No matter what is going on in the parade, there's always someone watching the parade who is just as interesting. Like this guy -
"Goonies Forever." Classic.
Then it was off to the Black Hills. There's nothing like the Black Hills of South Dakota in summer. Any season really, but especially summer for me. We would be staying at a campground in Hill City, and no trip to Hill City is complete without a stop at the Bumpin' Buffalo. It's across the street from the Mangy Moose, which also looks like a fun place, but the rooftop patio at the BB is pretty cool. It's even better when there's a hard rain beating out a rhythm on the tin roof. It made for a very pleasant evening, which included us and a couple of friends around the campfire after the rain stopped; talking about the events of the day and plans for tomorrow.
We enjoyed a nice bicycle ride Saturday morning under a bright sunny sky that was so blue it was almost purple -
In the afternoon we traveled on to Custer to see what all the excitement was about regarding a popular burger joint. And, by popular, I mean lines out the door and around the corner. No way we were going to wait in a line like that to get in to what looked like a very small and unexceptional cafe. Good thing we didn't wait, because we found another place close by called the Buglin' Bull (what's with these names?) that also had rooftop seating ... and the best nachos I've had in quiet a long time.
We decided we would visit the Crazy Horse Memorial that night and see the laser light show. We had heard mixed reviews about it, but had never been there ourselves so we decided it was time. I have always been suspicious of this place and my visit confirmed my suspicions. I was extremely disappointed. The laser show appeared to be very low tech, something that you may have seen in 1995. The first image projected onto the mountain at the beginning of the show was...wait for it...a logo for U.S. Smokeless Tobacco. Other corporate sponsors followed. "This program to protect and preserve the culture, tradition and living heritage of the North American Indians is brought to you by EconoLodge."
Okay, I know they need money to keep the memorial open, but I believe they've gone too far. Other examples of the excess in solicitations are the donation boxes everywhere and the raffle ticket displays in the main exhibit halls.
And as far as their proud claim of not accepting any federal or state government funding, could it be that it's because then they would have to finish it? That would mean the donation angle would be diminished and they would be forced to depend on admission ticket sales for their income. There has been very little progress made in the last decade. I would think that a project begun 65 years ago would be completed by now. Mount Rushmore was carved in less than 15 years. And that was over 70 years ago. Construction methods, tools and technology have greatly improved since then.
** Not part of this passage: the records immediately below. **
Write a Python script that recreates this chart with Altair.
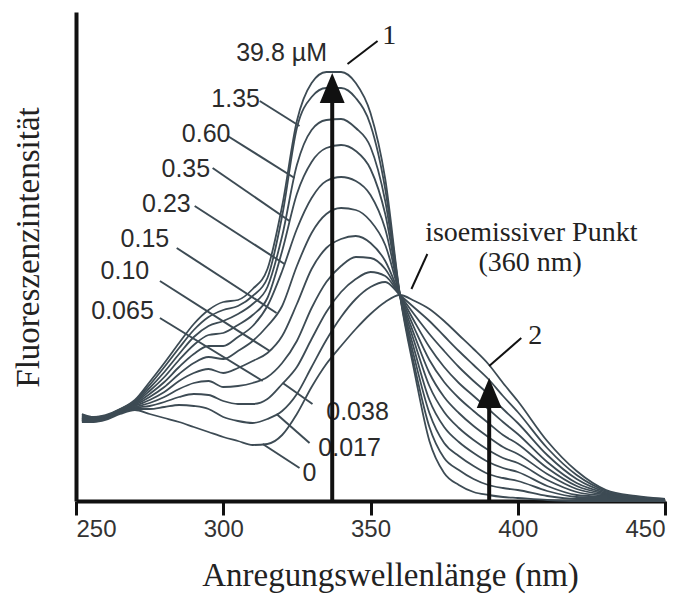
import altair as alt
import pandas as pd

# excitation wavelength grid (nm)
wl = [252, 256, 260, 265, 270, 275, 280, 285, 290, 295,
      300, 305, 310, 315, 320, 325, 330, 335, 340, 345,
      350, 355, 360, 365, 370, 375, 380, 385, 390, 395,
      400, 410, 420, 430, 440, 450]

# fluorescence intensity (a.u.) per concentration
c_0 = [79, 79, 81, 87, 91, 87, 83, 79, 74, 69, 64, 60, 56, 57, 66, 87, 114, 137, 155, 172,
       187, 199, 206, 200, 192, 180, 166, 152, 137, 118, 100, 60, 30, 11, 5, 2]
c_0017 = [80, 80, 82, 88, 92, 92, 94, 96, 95, 92, 84, 80, 78, 82, 90, 107, 134, 161, 184, 202,
          214, 219, 206, 193, 180, 165, 150, 136, 122, 105, 89, 53, 26, 10, 4, 2]
c_0038 = [81, 80, 82, 88, 93, 95, 99, 104, 107, 106, 100, 97, 97, 102, 117, 134, 162, 189, 209, 222,
          229, 225, 206, 186, 167, 150, 134, 120, 107, 92, 78, 46, 22, 9, 4, 1]
c_0065 = [81, 81, 83, 89, 94, 98, 104, 112, 118, 120, 114, 115, 118, 124, 138, 160, 193, 219, 235, 244,
          243, 232, 206, 179, 154, 134, 118, 105, 92, 79, 67, 39, 18, 8, 3, 1]
c_010 = [82, 81, 83, 89, 95, 101, 109, 120, 128, 132, 128, 133, 140, 148, 165, 197, 232, 253, 262, 265,
         258, 240, 206, 172, 141, 119, 103, 90, 78, 66, 57, 33, 15, 7, 3, 1]
c_015 = [83, 82, 84, 90, 96, 104, 114, 127, 138, 144, 142, 150, 160, 175, 195, 235, 268, 287, 293, 291,
         280, 256, 206, 165, 128, 104, 88, 75, 64, 54, 47, 27, 12, 6, 2, 1]
c_023 = [83, 82, 84, 90, 97, 107, 119, 134, 147, 155, 155, 164, 175, 195, 230, 272, 303, 320, 324, 320,
         306, 272, 206, 158, 115, 89, 73, 61, 51, 43, 38, 21, 9, 5, 2, 1]
c_035 = [84, 83, 84, 91, 98, 110, 124, 141, 156, 166, 168, 176, 186, 203, 250, 307, 339, 353, 356, 350,
         332, 287, 206, 150, 101, 74, 59, 48, 39, 33, 29, 15, 6, 4, 1, 0]
c_060 = [85, 83, 85, 91, 99, 113, 129, 147, 164, 175, 180, 187, 197, 214, 265, 336, 371, 381, 382, 373,
         354, 300, 206, 142, 88, 58, 45, 35, 27, 23, 20, 10, 4, 3, 1, 0]
c_135 = [86, 84, 85, 92, 100, 116, 134, 153, 171, 184, 191, 195, 205, 223, 285, 373, 404, 413, 413, 403,
         376, 312, 206, 134, 74, 43, 31, 22, 16, 13, 11, 5, 2, 2, 0, 0]
c_398 = [87, 84, 86, 92, 101, 119, 138, 158, 177, 191, 199, 201, 212, 232, 295, 380, 418, 429, 429, 418,
         388, 322, 206, 128, 60, 28, 16, 9, 6, 4, 3, 1, 0, 0, 0, 0]

series = {"0": c_0, "0.017": c_0017, "0.038": c_0038, "0.065": c_0065, "0.10": c_010,
          "0.15": c_015, "0.23": c_023, "0.35": c_035, "0.60": c_060, "1.35": c_135,
          "39.8": c_398}

# concentration labels and their leader lines
lab_text = ["39.8 µM", "1.35", "0.60", "0.35", "0.23", "0.15", "0.10", "0.065", "0.038", "0.017", "0"]
lab_x = [319.8, 304.2, 294.2, 287.3, 280.7, 273.4, 266.6, 265.8, 345.6, 342.9, 329.3]
lab_y = [448, 402, 367, 332, 297, 262, 230, 190, 89, 53, 28]

lead_x1 = [312.4, 301.5, 296.4, 290.3, 284.2, 278.5, 278.5, 330.3, 329.3, 325.9]
lead_y1 = [400, 365, 333, 295, 253, 220, 183, 97, 58, 33]
lead_x2 = [325.9, 324.2, 322.5, 320.8, 318.1, 315.8, 313.4, 320.2, 318.1, 313.4]
lead_y2 = [375, 323, 280, 237, 188, 150, 120, 118, 87, 57]

# callouts (serif)
note_text = ["1", "2", "isoemissiver Punkt", "(360 nm)"]
note_x = [356.4, 405.9, 404.6, 404.2]
note_y = [465, 165, 268, 238]
call_x1 = [342.2, 390.3, 363.9]
call_y1 = [437, 135, 212]
call_x2 = [352.4, 401.2, 369.3]
call_y2 = [460, 163, 247]

# arrows
arrow_x = [337, 390.3]
arrow_tip = [428, 123]
arrow_shaft_end = [405, 100]

rows = []
for name, vals in series.items():
    for w, v in zip(wl, vals):
        rows.append({"wl": w, "I": v, "conc": name})
df = pd.DataFrame(rows)

df_lab = pd.DataFrame({"t": lab_text, "x": lab_x, "y": lab_y})
df_lead = pd.DataFrame({"x": lead_x1, "y": lead_y1, "x2": lead_x2, "y2": lead_y2})
df_note = pd.DataFrame({"t": note_text, "x": note_x, "y": note_y})
df_call = pd.DataFrame({"x": call_x1, "y": call_y1, "x2": call_x2, "y2": call_y2})
df_arrow = pd.DataFrame({"x": arrow_x, "tip": arrow_tip, "end": arrow_shaft_end, "zero": [0, 0]})

xs = alt.Scale(domain=[250, 450], nice=False, zero=False)
ys = alt.Scale(domain=[0, 489], nice=False, zero=True)

curve_col = "#3d4b54"

curves = alt.Chart(df).mark_line(interpolate="monotone", strokeWidth=1.8, color=curve_col).encode(
    x=alt.X("wl:Q", scale=xs, axis=alt.Axis(
        values=[250, 300, 350, 400, 450], tickSize=14, tickWidth=3, tickColor="#111",
        domainColor="#111", domainWidth=4, labelFont="Liberation Sans", labelFontSize=24,
        labelColor="#333", labelPadding=2, grid=False,
        title="Anregungswellenlänge (nm)", titleFont="Liberation Serif", titleFontSize=33,
        titleFontWeight="normal", titleColor="#222", titlePadding=18,
        titleX=314, titleAlign="center")),
    y=alt.Y("I:Q", scale=ys, axis=alt.Axis(
        labels=False, ticks=False, domainColor="#111", domainWidth=4, grid=False,
        title="Fluoreszenzintensität", titleFont="Liberation Serif", titleFontSize=33,
        titleFontWeight="normal", titleColor="#222", titlePadding=31,
        titleY=235, titleAlign="center")),
    detail="conc:N",
)

leads = alt.Chart(df_lead).mark_rule(strokeWidth=2, color=curve_col).encode(
    x=alt.X("x:Q", scale=xs), y=alt.Y("y:Q", scale=ys), x2="x2:Q", y2="y2:Q")

calls = alt.Chart(df_call).mark_rule(strokeWidth=2, color="#111").encode(
    x=alt.X("x:Q", scale=xs), y=alt.Y("y:Q", scale=ys), x2="x2:Q", y2="y2:Q")

labels = alt.Chart(df_lab).mark_text(font="Liberation Sans", fontSize=25, color="#2b2b2b",
                                     align="center", baseline="middle").encode(
    x=alt.X("x:Q", scale=xs), y=alt.Y("y:Q", scale=ys), text="t:N")

notes = alt.Chart(df_note).mark_text(font="Liberation Serif", fontSize=28, color="#222",
                                     align="center", baseline="middle").encode(
    x=alt.X("x:Q", scale=xs), y=alt.Y("y:Q", scale=ys), text="t:N")

shafts = alt.Chart(df_arrow).mark_rule(strokeWidth=4, color="#111").encode(
    x=alt.X("x:Q", scale=xs), y=alt.Y("zero:Q", scale=ys), y2="end:Q")

heads = alt.Chart(df_arrow).mark_point(shape="M0,0L0.83,2L-0.83,2Z", size=900, filled=True,
                                       opacity=1, color="#111", strokeWidth=0).encode(
    x=alt.X("x:Q", scale=xs), y=alt.Y("tip:Q", scale=ys))

chart = alt.layer(curves, leads, calls, labels, notes, shafts, heads).properties(
    width=589, height=489,
    background="white",
    autosize=alt.AutoSizeParams(type="none"),
    padding={"left": 68, "top": 4, "right": 20, "bottom": 98},
).configure_view(stroke=None)

chart.save("out.html", embed_options={"renderer": "svg", "actions": False})
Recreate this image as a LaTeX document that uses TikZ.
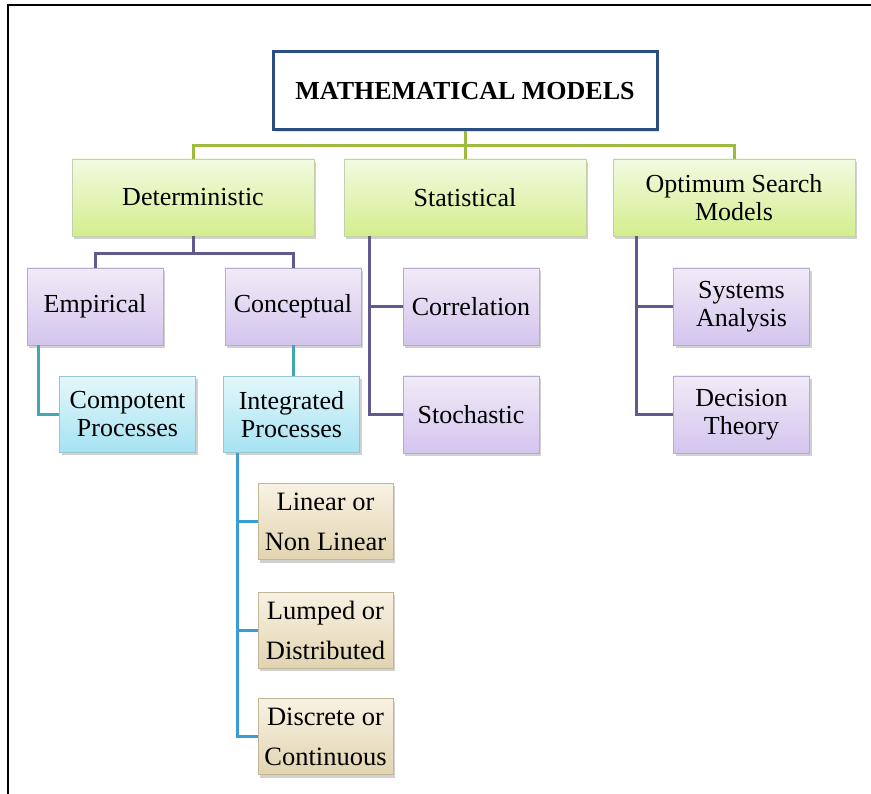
\documentclass[tikz,border=0pt]{standalone}
\usepackage{fontspec}
\setmainfont{Liberation Serif}
\usetikzlibrary{shadows}

% palette
\definecolor{titleB}{HTML}{2B4E82}
\definecolor{grnT}{HTML}{F3FAE2}
\definecolor{grnM}{HTML}{D3EE8C}
\definecolor{grnB}{HTML}{C5CFAE}
\definecolor{purT}{HTML}{F1EBF7}
\definecolor{purM}{HTML}{D4C4EE}
\definecolor{purB}{HTML}{B6ABCF}
\definecolor{bluT}{HTML}{E3F7FB}
\definecolor{bluM}{HTML}{A6E3F2}
\definecolor{bluB}{HTML}{98C6D0}
\definecolor{tanT}{HTML}{F8F2E3}
\definecolor{tanM}{HTML}{E2D4B0}
\definecolor{tanB}{HTML}{C2B696}
\definecolor{lineG}{HTML}{9DBB3F}
\definecolor{lineP}{HTML}{605A8E}
\definecolor{lineT}{HTML}{40A8AE}
\definecolor{lineB}{HTML}{3A9BD5}

\tikzset{
  basebox/.style={rectangle, inner sep=0pt, align=center,
    font=\fontsize{26}{28}\selectfont, line width=0.8pt,
    drop shadow={shadow xshift=2pt, shadow yshift=-3pt, opacity=0.3, fill=black!60}},
  titlebox/.style={rectangle, inner sep=0pt, align=center, fill=white,
    draw=titleB, line width=3pt, minimum width=384pt, minimum height=78pt,
    font=\fontsize{26}{26}\selectfont\bfseries,
    drop shadow={shadow xshift=2pt, shadow yshift=-2pt, opacity=0.2, fill=black!60}},
  greenbox/.style={basebox, minimum width=242pt, minimum height=77pt,
    draw=grnB, top color=grnT, bottom color=grnM},
  purplebox/.style={basebox, minimum width=136pt, minimum height=77pt,
    draw=purB, top color=purT, bottom color=purM},
  bluebox/.style={basebox, minimum width=136pt, minimum height=76pt,
    draw=bluB, top color=bluT, bottom color=bluM},
  tanbox/.style={basebox, minimum width=135pt, minimum height=76pt,
    font=\fontsize{26.5}{40}\selectfont,
    draw=tanB, top color=tanT, bottom color=tanM},
  link/.style={line width=3pt},
  glink/.style={link, draw=lineG},
  plink/.style={link, draw=lineP},
  tlink/.style={link, draw=lineT},
  blink/.style={link, draw=lineB},
  frameline/.style={line width=1.5pt, draw=black}
}

\begin{document}
\begin{tikzpicture}[x=1pt, y=-1pt]
  \useasboundingbox (0,0) rectangle (871,794);

  % outer frame (top and left edges)
  \coordinate (fbl) at (8,794);
  \coordinate (ftl) at (8,5);
  \coordinate (ftr) at (871,5);
  \draw[frameline] (fbl) -- (ftl) -- (ftr);

  % root
  \node[titlebox] (title) at (465,91) {MATHEMATICAL MODELS};

  % first level
  \node[greenbox] (det)  at (193,197.5) {Deterministic};
  \node[greenbox] (stat) at (465,197.5) {Statistical};
  \node[greenbox] (opt)  at (734,197.5) {Optimum Search\\Models};

  % deterministic branch
  \node[purplebox] (emp)  at (95,306.5)  {Empirical};
  \node[purplebox] (conc) at (293,306.5) {Conceptual};
  \node[bluebox]   (comp) at (127.5,414.5) {Compotent\\Processes};
  \node[bluebox]   (integ) at (291.5,414.5) {Integrated\\Processes};
  \node[tanbox] (lin) at (325.5,521.5) {Linear or\\Non Linear};
  \node[tanbox] (lum) at (325.5,630)   {Lumped or\\Distributed};
  \node[tanbox] (dis) at (325.5,736.5) {Discrete or\\Continuous};

  % statistical branch
  \node[purplebox] (corr)  at (471,306.5) {Correlation};
  \node[purplebox] (stoch) at (471,414.5) {Stochastic};

  % optimum search branch
  \node[purplebox] (sys) at (741.5,306.5) {Systems\\Analysis};
  \node[purplebox] (dec) at (741.5,414.5) {Decision\\Theory};

  % root to first level
  \draw[glink] (title.south) -- ++(0,14) coordinate (gbus);
  \draw[glink] (gbus) -| (det.north);
  \draw[glink] (gbus) -| (opt.north);
  \draw[glink] (gbus) -- (stat.north);

  % deterministic connectors
  \draw[plink] (det.south) -- ++(0,17) coordinate (pbus);
  \draw[plink] (pbus) -| (emp.north);
  \draw[plink] (pbus) -| (conc.north);
  \draw[tlink] ([xshift=12pt]emp.south west) |- (comp.west);
  \draw[tlink] (conc.south) -- (conc.south |- integ.north);
  \draw[blink] ([xshift=14pt]integ.south west) |- (dis.west);
  \draw[blink] ([xshift=14pt]integ.south west |- lin.west) -- (lin.west);
  \draw[blink] ([xshift=14pt]integ.south west |- lum.west) -- (lum.west);

  % statistical connectors
  \draw[plink] ([xshift=26pt]stat.south west) |- (stoch.west);
  \draw[plink] ([xshift=26pt]stat.south west |- corr.west) -- (corr.west);

  % optimum search connectors
  \draw[plink] ([xshift=24pt]opt.south west) |- (dec.west);
  \draw[plink] ([xshift=24pt]opt.south west |- sys.west) -- (sys.west);
\end{tikzpicture}
\end{document}
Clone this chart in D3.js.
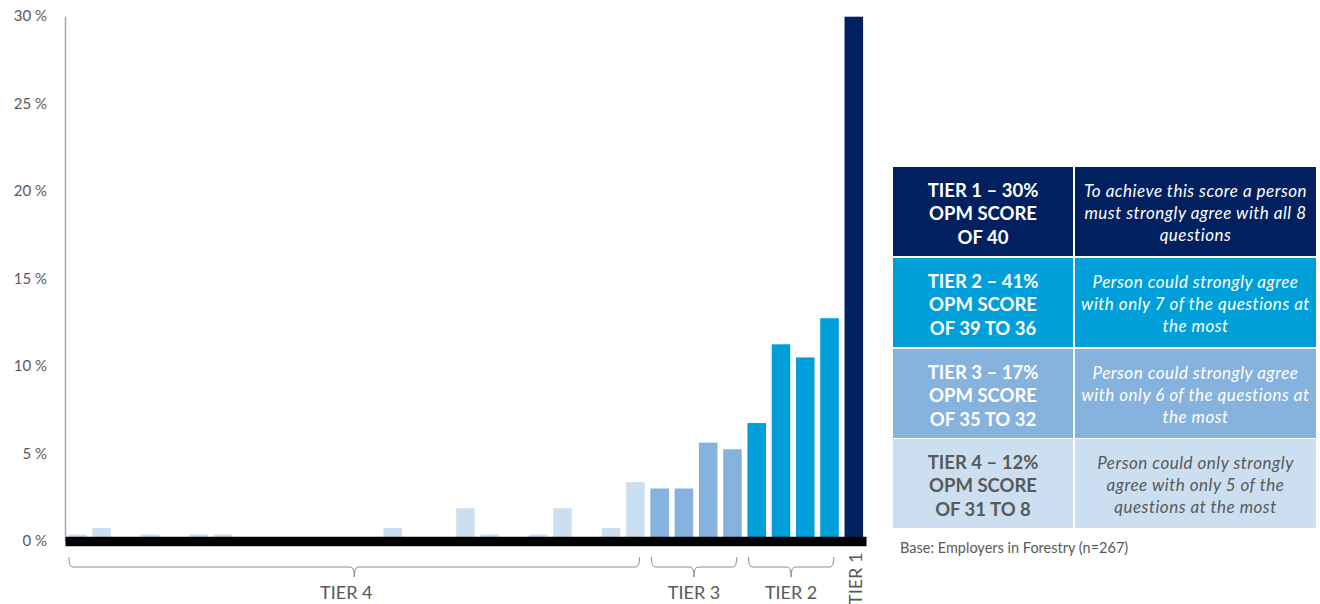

It simply shouldn't take this long.
Despite the fact that it is not anywhere near being completed it still is a beautiful sight to view at night when the mountain is bathed in light.
And even though the museum and cultural center is not much larger than the gift shop, it is very interesting to see the artifacts and historical photos, as well as the Native American and Western art.
But, as far as the sculpture itself on the big mountain in the heart of the Black Hills - get to work and finish it!